While living at the rented house in Des Plaines, mother avoided all contact with neighbors. She was Mrs. Stewart but was living with a man named Eric Hopf. After awhile she insisted that Eric get a job, as much for appearances sake as for the fact that she wearied of him being around the house all day. So she appealed to old Adolph who found him a job in a jewelers shop on Milwaukee Avenue. Adolph was too old and tired to take the job himself, so urged them to hire his son. They did and Eric worked there until 1941.
By this time mother and Eric were making frequent trips in Wisconsin shopping for a place to live. I met Russ (Russell Allen Moyer) in late 1939, and knew that he was THE ONE for me. He had joined the Navy and was working as an Aviation Mechanic at the Glenview Naval Air Station right outside Chicago. We became a "steady" couple and he applied to become a navy pilot. To his great joy, he was ACCEPTED for Naval Flight training in the fall of 1940! He was ecstatic! I was living at the Charm House in the early spring of 1941 when Father called me from Joliet and asked me if I would accompany him and Irv on a trip to British Columbia! Since Russ was in pre-flight training at Glenview, and had many more months of vigorous training ahead of him, I told him yes. Mrs. Cosler, my employer at the Charm House assured me that she would hold my job for me. She had two other girls who could fill in for me! Irv came down to the Greyhound Station in Chicago where we all boarded a bus for British Columbia! Irv had just turned nineteen.

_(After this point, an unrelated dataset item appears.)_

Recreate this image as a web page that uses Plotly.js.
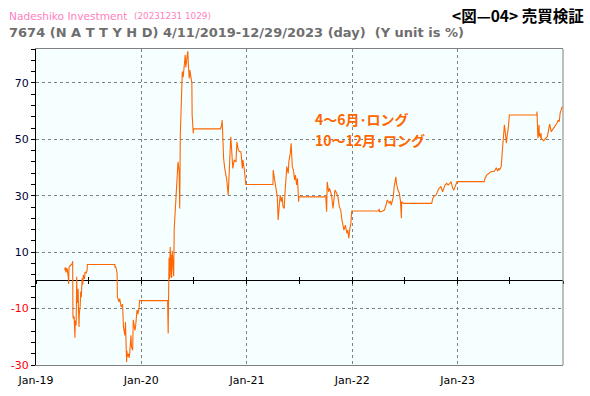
<!DOCTYPE html>
<html><head><meta charset="utf-8">
<script src="https://cdn.plot.ly/plotly-3.0.1.min.js"></script>
<style>html,body{margin:0;padding:0;background:#fff}#chart{width:590px;height:396px}</style>
</head><body><div id="chart"></div>
<script>
// ---- data ----
const dates = [
"2019-04-11","2019-04-12","2019-04-15","2019-04-16","2019-04-18","2019-04-19","2019-04-23","2019-04-24","2019-04-25","2019-04-26",
"2019-05-07","2019-05-08","2019-05-09","2019-05-10","2019-05-13","2019-05-14","2019-05-15","2019-05-16","2019-05-17","2019-05-20",
"2019-05-21","2019-05-22","2019-05-23","2019-05-24","2019-05-27","2019-05-28","2019-05-30","2019-05-31","2019-06-03","2019-06-05",
"2019-06-07","2019-06-10","2019-06-12","2019-06-14","2019-06-18","2019-06-20","2019-06-24","2019-06-27","2019-06-28","2019-09-30",
"2019-10-01","2019-10-02","2019-10-04","2019-10-09","2019-10-10","2019-10-15","2019-10-18","2019-10-23","2019-10-28","2019-10-31",
"2019-11-05","2019-11-07","2019-11-08","2019-11-11","2019-11-12","2019-11-14","2019-11-18","2019-11-20","2019-11-22","2019-11-26",
"2019-11-28","2019-12-02","2019-12-04","2019-12-06","2019-12-10","2019-12-12","2019-12-17","2019-12-20","2019-12-24","2019-12-26",
"2019-12-27","2020-04-01",
"2020-04-03","2020-04-06","2020-04-07","2020-04-08","2020-04-10","2020-04-13","2020-04-14","2020-04-15","2020-04-17","2020-04-20",
"2020-04-22","2020-04-24","2020-04-28","2020-05-01","2020-05-07","2020-05-11","2020-05-13","2020-05-15","2020-05-20","2020-05-22",
"2020-05-25","2020-05-28","2020-06-01","2020-06-03","2020-06-05","2020-06-08","2020-06-10","2020-06-12","2020-06-15","2020-06-17",
"2020-06-19","2020-06-24","2020-06-25","2020-06-26","2020-06-29","2020-06-30","2020-10-01",
"2020-10-05","2020-10-07","2020-10-09","2020-10-12","2020-10-16","2020-10-20","2020-10-23","2020-10-28","2020-10-30","2020-11-03",
"2020-11-06","2020-11-10","2020-11-13","2020-11-18","2020-11-24","2020-11-27","2020-12-02","2020-12-07","2020-12-11","2020-12-16",
"2020-12-18","2020-12-23","2020-12-28","2021-04-01",
"2021-04-02","2021-04-06","2021-04-09","2021-04-13","2021-04-16","2021-04-19","2021-04-22","2021-04-26","2021-04-30","2021-05-03",
"2021-05-06","2021-05-10","2021-05-13","2021-05-17","2021-05-19","2021-05-24","2021-05-26","2021-05-31","2021-06-03","2021-06-07",
"2021-06-11","2021-06-15","2021-06-18","2021-06-22","2021-06-25","2021-06-29","2021-06-30","2021-10-01",
"2021-10-04","2021-10-06","2021-10-11","2021-10-14","2021-10-18","2021-10-21","2021-10-26","2021-10-29","2021-11-02","2021-11-08",
"2021-11-12","2021-11-17","2021-11-22","2021-11-26","2021-11-30","2021-12-03","2021-12-08","2021-12-13","2021-12-16","2021-12-20",
"2021-12-23","2021-12-27","2021-12-30","2022-04-01",
"2022-04-04","2022-04-06","2022-04-15","2022-04-22","2022-04-28","2022-05-02","2022-05-09","2022-05-13","2022-05-16","2022-05-23",
"2022-05-26","2022-05-30","2022-06-01","2022-06-03","2022-06-08","2022-06-13","2022-06-17","2022-06-20","2022-06-21","2022-06-27",
"2022-10-03",
"2022-10-07","2022-10-12","2022-10-18","2022-10-24","2022-10-28","2022-11-04","2022-11-10","2022-11-14","2022-11-18","2022-11-24",
"2022-11-29","2022-12-05","2022-12-09","2022-12-15","2022-12-19","2022-12-23","2022-12-27","2022-12-30","2023-04-03",
"2023-04-06","2023-04-12","2023-04-20","2023-04-26","2023-05-08","2023-05-11","2023-05-15","2023-05-19","2023-05-24","2023-05-26",
"2023-06-01","2023-06-05","2023-06-08","2023-06-12","2023-06-14","2023-06-19","2023-06-21","2023-06-26","2023-06-29","2023-10-02",
"2023-10-03","2023-10-04","2023-10-05","2023-10-06","2023-10-10","2023-10-11","2023-10-12","2023-10-13","2023-10-16","2023-10-17",
"2023-10-18","2023-10-26","2023-10-30","2023-11-03","2023-11-08","2023-11-13","2023-11-16","2023-11-21","2023-11-27","2023-12-01",
"2023-12-05","2023-12-11","2023-12-15","2023-12-19","2023-12-22","2023-12-29"
];
const returns = [
3.6,4.6,2.8,4.4,3.2,4.2,1.0,-1.3,3.5,4.8,
6.0,6.8,-12.5,-13.5,-12.8,-15.5,-13.0,-20.3,-14.2,-16.0,
-9.0,1.3,-6.6,-8.0,-3.0,-9.5,-16.5,-12.0,-9.2,-4.0,
-6.0,0.7,-1.5,1.9,0.5,3.0,2.6,3.5,5.6,5.6,
5.6,4.5,5.0,2.5,-5.8,-7.6,-6.5,-9.4,-8.5,-16.5,
-19.5,-14.8,-24.1,-28.9,-25.0,-27.0,-26.0,-27.5,-25.5,-19.5,
-23.6,-24.8,-14.0,-15.5,-17.7,-16.5,-10.5,-12.0,-10.0,-7.0,
-7.2,-7.2,
-18.8,8.0,0.5,2.0,11.8,1.0,9.0,0.8,10.5,3.0,
1.5,18.4,25.5,33.8,42.0,38.5,25.5,51.5,63.3,74.0,
72.0,76.3,79.9,75.5,78.0,80.0,81.3,76.3,71.6,74.5,
72.8,69.9,58.6,55.0,52.1,53.7,53.7,
55.0,56.8,51.5,43.3,39.7,38.0,35.6,30.2,38.5,44.4,
50.9,43.3,39.7,42.7,42.0,49.1,46.2,45.6,45.6,39.7,
42.7,39.1,34.0,34.0,
39.1,36.2,33.8,32.6,29.6,21.4,24.9,30.2,27.9,29.6,
26.1,25.5,31.4,36.7,40.3,37.9,42.0,45.0,48.6,40.3,
39.1,35.6,37.3,33.8,36.2,27.9,29.6,29.6,
24.3,34.9,31.4,32.6,30.9,30.2,25.5,29.6,32.0,30.9,
29.6,26.1,24.9,21.4,19.0,17.8,19.6,16.7,17.8,14.9,
18.0,20.2,24.6,24.6,
25.3,24.3,24.5,24.9,26.7,28.5,27.3,28.2,26.7,29.6,
33.2,35.0,36.7,34.4,32.0,30.9,27.9,22.0,27.9,27.3,
27.3,
29.1,29.9,30.2,31.4,32.6,33.2,31.4,32.6,33.8,34.4,
33.8,34.4,35.0,32.6,32.0,33.2,34.4,35.0,35.0,
36.2,37.3,37.9,38.5,38.7,39.1,39.9,38.7,39.7,39.1,
40.3,46.2,52.1,55.1,53.3,48.6,50.9,54.5,58.6,58.6,
59.8,56.8,53.3,50.4,55.1,51.0,53.5,52.1,50.4,52.1,
50.2,49.5,50.0,50.4,51.0,53.9,55.4,52.7,53.6,53.9,
54.7,55.7,56.8,56.2,59.2,61.6
];
const yTickVals = [-30, -10, 10, 30, 50, 70];
const xTickVals = ["2019-01-01", "2020-01-01", "2021-01-01", "2022-01-01", "2023-01-01"];
const xRange = ["2019-01-01", "2024-01-01"];
const yRange = [-30, 82];
const titleLine1 = "Nadeshiko Investment";
const titleStamp = "(20231231 1029)";
const titleLine2 = "7674 (N A T T Y H D) 4/11/2019-12/29/2023 (day)  (Y unit is %)";
const figTitle = "<図—04> 売買検証";
const noteLines = ["4～6月･ロング", "10～12月･ロング"];

// ---- layout helpers ----
const W = 590, H = 396, L = 36, R = 27, T = 49, B = 31;
const pw = W - L - R, ph = H - T - B;
const px2x = p => (p - L) / pw;
const py2y = p => (H - B - p) / ph;
const yTickText = yTickVals.map(v => v < 0 ? '<span style="color:#ff0000">' + v + '</span>' : String(v));
const zeroPos = (0 - yRange[0]) / (yRange[1] - yRange[0]);

const latin = "DejaVu Sans, Verdana, sans-serif";
const cjk = "Noto Sans CJK JP, sans-serif";

const mainTrace = {
  x: dates, y: returns, type: 'scatter', mode: 'lines',
  line: {color: '#ff6600', width: 1.1}, hoverinfo: 'skip', showlegend: false
};
// invisible copies so the zero-line tick axes get drawn
const ghost = ax => ({x: dates, y: returns, xaxis: ax, yaxis: 'y', type: 'scatter', mode: 'lines',
  line: {width: 0, color: 'rgba(0,0,0,0)'}, opacity: 0, hoverinfo: 'skip', showlegend: false});

const tickAxis = (side) => ({
  type: 'date', overlaying: 'x', anchor: 'free', position: zeroPos,
  range: xRange, tick0: '2019-01-01', dtick: 'M6', ticks: side, ticklen: 3, tickwidth: 1,
  tickcolor: '#000', showticklabels: false, showgrid: false, showline: false, zeroline: false
});

const layout = {
  width: W, height: H,
  margin: {l: L, r: R, t: T, b: B, pad: 0},
  paper_bgcolor: '#ffffff', plot_bgcolor: '#f5ffff',
  showlegend: false,
  xaxis: {
    type: 'date', range: xRange, tickmode: 'array', tickvals: xTickVals, tickformat: '%b-%y',
    showgrid: true, gridcolor: '#808080', griddash: '3px,3px', gridwidth: 1,
    showline: true, linecolor: '#808080', linewidth: 1, mirror: true,
    ticks: '', zeroline: false, ticklabelstandoff: 5,
    tickfont: {family: latin, size: 11, color: '#000000'}
  },
  xaxis2: tickAxis('outside'),
  xaxis3: tickAxis('inside'),
  yaxis: {
    range: yRange, tickmode: 'array', tickvals: yTickVals, ticktext: yTickText,
    showgrid: true, gridcolor: '#808080', griddash: '3px,3px', gridwidth: 1,
    showline: true, linecolor: '#000000', linewidth: 1,
    ticks: 'outside', ticklen: 4, tickcolor: '#000', tickwidth: 1,
    minor: {tick0: -30, dtick: 4, ticks: 'outside', ticklen: 4, tickcolor: '#000', showgrid: false},
    zeroline: true, zerolinecolor: '#000000', zerolinewidth: 1,
    tickfont: {family: latin, size: 11, color: '#000033'}
  },
  shapes: [
    {type: 'line', xref: 'paper', yref: 'paper', x0: 1, x1: 1, y0: 0, y1: 1, line: {color: '#808080', width: 1}}
  ],
  annotations: [
    {text: titleLine1, xref: 'paper', yref: 'paper', x: px2x(7), y: py2y(16), xanchor: 'left', yanchor: 'middle',
     showarrow: false, font: {family: latin, size: 10.6, color: '#ff80c0'}},
    {text: titleStamp, xref: 'paper', yref: 'paper', x: px2x(132), y: py2y(16.5), xanchor: 'left', yanchor: 'middle',
     showarrow: false, font: {family: latin, size: 8.8, color: '#ff80c0'}},
    {text: '<b>' + titleLine2 + '</b>', xref: 'paper', yref: 'paper', x: px2x(7), y: py2y(33), xanchor: 'left', yanchor: 'middle',
     showarrow: false, font: {family: latin, size: 13, color: '#6e6e6e'}},
    {text: '<b>' + figTitle + '</b>', xref: 'paper', yref: 'paper', x: px2x(586), y: py2y(15), xanchor: 'right', yanchor: 'middle',
     showarrow: false, font: {family: cjk, size: 15.5, color: '#000000'}},
    {text: '<b>' + noteLines[0] + '</b>', xref: 'paper', yref: 'paper', x: px2x(313), y: py2y(119), xanchor: 'left', yanchor: 'middle',
     showarrow: false, font: {family: cjk, size: 14, color: '#ff6600'}},
    {text: '<b>' + noteLines[1] + '</b>', xref: 'paper', yref: 'paper', x: px2x(313), y: py2y(139.5), xanchor: 'left', yanchor: 'middle',
     showarrow: false, font: {family: cjk, size: 14, color: '#ff6600'}}
  ]
};

Plotly.newPlot('chart', [mainTrace, ghost('x2'), ghost('x3')], layout, {staticPlot: true, displayModeBar: false});
</script>
</body></html>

It was a long and illuminating bus ride as we all got to know each other in depth! We talked for three days! We were warmly greeted by Auntie Nan and dear Aunt Helen - also uncle Jim! I was to stay at Nan and Helen's house in Hollyburn, and Campbell and Irv went to Uncle Jim's farm. I stayed a total of three months during which time I came to know my dear family there - my cousins Bill Ferguson, Anne Piers, and Mary Fagan.
Auntie Nan was so generous and kind to me. But, it was my Aunt Helen whose kindness, brilliance, and goodness impressed me the most! I have always regarded her as the "jewel" of the family. I visited her twice in her last few years. First, in her lovely little house in Victoria, and later in the Rest Home where she died. It was a privilege to know her!
We had been in B.C. just about a month when Irv abruptly left one day. I learned later that he had hitch-hiked and hopped freights all the way back to Chicago. In a hasty phone call to him, I learned that Campbell had brought him there with the hope of uncle Jim taking him on at the farm so that he would not be drafted. Irv sensed that James did not want the responsibility of him and so left. Shortly after his return to the Midwest, he made a trip "up north" with Vensel Voightlander where he met the Rhinehart family and a sweet girl named Emma Rhinehart who turned his world upside down!